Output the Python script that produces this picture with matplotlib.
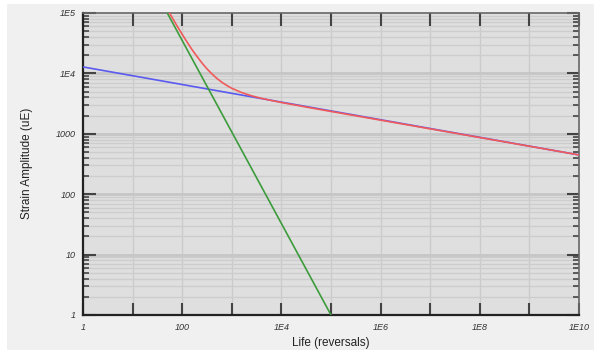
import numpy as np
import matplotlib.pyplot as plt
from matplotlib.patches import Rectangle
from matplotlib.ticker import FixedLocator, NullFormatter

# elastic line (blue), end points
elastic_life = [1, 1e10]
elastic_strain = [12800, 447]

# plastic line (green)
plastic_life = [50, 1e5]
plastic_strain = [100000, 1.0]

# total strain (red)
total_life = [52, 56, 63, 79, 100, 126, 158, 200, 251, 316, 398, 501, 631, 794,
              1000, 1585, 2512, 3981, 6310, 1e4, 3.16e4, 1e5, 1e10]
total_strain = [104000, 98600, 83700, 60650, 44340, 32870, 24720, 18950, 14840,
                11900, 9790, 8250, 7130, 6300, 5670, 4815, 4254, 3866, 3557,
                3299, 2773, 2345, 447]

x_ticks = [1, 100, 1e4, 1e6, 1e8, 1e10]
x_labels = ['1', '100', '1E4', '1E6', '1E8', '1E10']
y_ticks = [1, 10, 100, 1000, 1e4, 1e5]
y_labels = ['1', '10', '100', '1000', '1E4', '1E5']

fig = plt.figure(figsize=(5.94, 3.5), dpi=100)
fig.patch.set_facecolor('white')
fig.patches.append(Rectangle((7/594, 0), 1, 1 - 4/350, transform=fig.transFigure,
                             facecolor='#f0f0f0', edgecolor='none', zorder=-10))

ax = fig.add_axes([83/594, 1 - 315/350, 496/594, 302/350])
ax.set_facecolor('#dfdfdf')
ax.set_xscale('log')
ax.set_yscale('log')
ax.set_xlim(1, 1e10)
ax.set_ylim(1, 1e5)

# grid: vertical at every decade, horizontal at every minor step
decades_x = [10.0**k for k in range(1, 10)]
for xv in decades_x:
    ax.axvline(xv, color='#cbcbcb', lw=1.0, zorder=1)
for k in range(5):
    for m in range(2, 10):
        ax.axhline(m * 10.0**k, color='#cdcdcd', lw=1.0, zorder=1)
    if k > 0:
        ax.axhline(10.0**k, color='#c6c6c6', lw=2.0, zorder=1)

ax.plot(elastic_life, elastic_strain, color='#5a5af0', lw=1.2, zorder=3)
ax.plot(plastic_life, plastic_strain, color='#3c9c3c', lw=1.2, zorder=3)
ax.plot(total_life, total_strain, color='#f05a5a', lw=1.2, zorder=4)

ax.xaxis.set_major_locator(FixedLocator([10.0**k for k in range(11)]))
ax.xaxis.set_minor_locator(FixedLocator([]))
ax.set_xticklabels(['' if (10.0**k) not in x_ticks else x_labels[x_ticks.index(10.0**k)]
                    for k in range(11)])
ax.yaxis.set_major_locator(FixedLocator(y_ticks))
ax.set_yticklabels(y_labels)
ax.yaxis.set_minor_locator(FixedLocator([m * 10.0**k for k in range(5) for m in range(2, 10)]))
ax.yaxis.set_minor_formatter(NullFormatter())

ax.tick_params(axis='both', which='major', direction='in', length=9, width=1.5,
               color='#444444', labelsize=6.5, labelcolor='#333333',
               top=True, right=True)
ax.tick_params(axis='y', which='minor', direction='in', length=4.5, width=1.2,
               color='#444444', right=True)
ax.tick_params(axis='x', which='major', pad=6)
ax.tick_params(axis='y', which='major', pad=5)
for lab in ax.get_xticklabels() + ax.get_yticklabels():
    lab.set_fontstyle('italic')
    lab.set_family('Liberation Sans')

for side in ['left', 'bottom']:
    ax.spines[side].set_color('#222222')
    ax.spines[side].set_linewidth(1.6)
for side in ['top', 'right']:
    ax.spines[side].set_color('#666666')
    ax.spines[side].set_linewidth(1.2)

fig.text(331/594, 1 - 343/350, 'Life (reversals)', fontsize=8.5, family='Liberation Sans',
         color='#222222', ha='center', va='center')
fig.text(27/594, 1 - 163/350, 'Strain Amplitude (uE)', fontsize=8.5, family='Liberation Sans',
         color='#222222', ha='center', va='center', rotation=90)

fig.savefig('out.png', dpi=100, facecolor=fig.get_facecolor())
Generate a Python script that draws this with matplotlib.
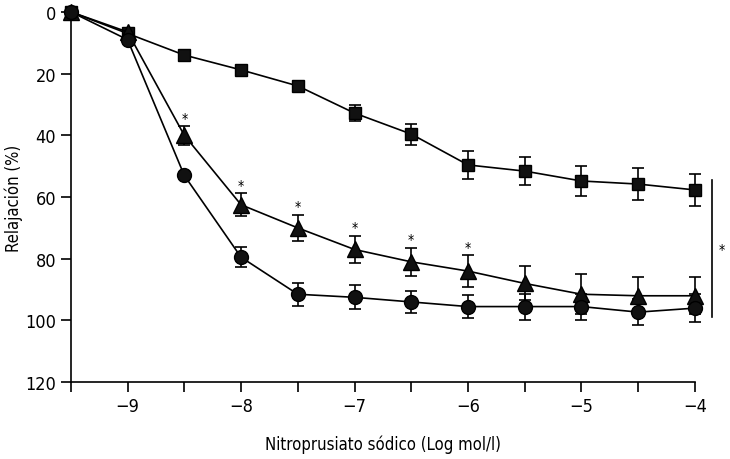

▸ The task
Repeat, exactly and in full, each line from the start of the data to the line that contains "from matplotlib.ticker import". Pictures do not go in.

▸ Task result
Output the Python script that produces this picture with matplotlib.
import numpy as np
import matplotlib.pyplot as plt
from matplotlib.patches import Rectangle
from matplotlib.ticker import FixedLocator, NullFormatter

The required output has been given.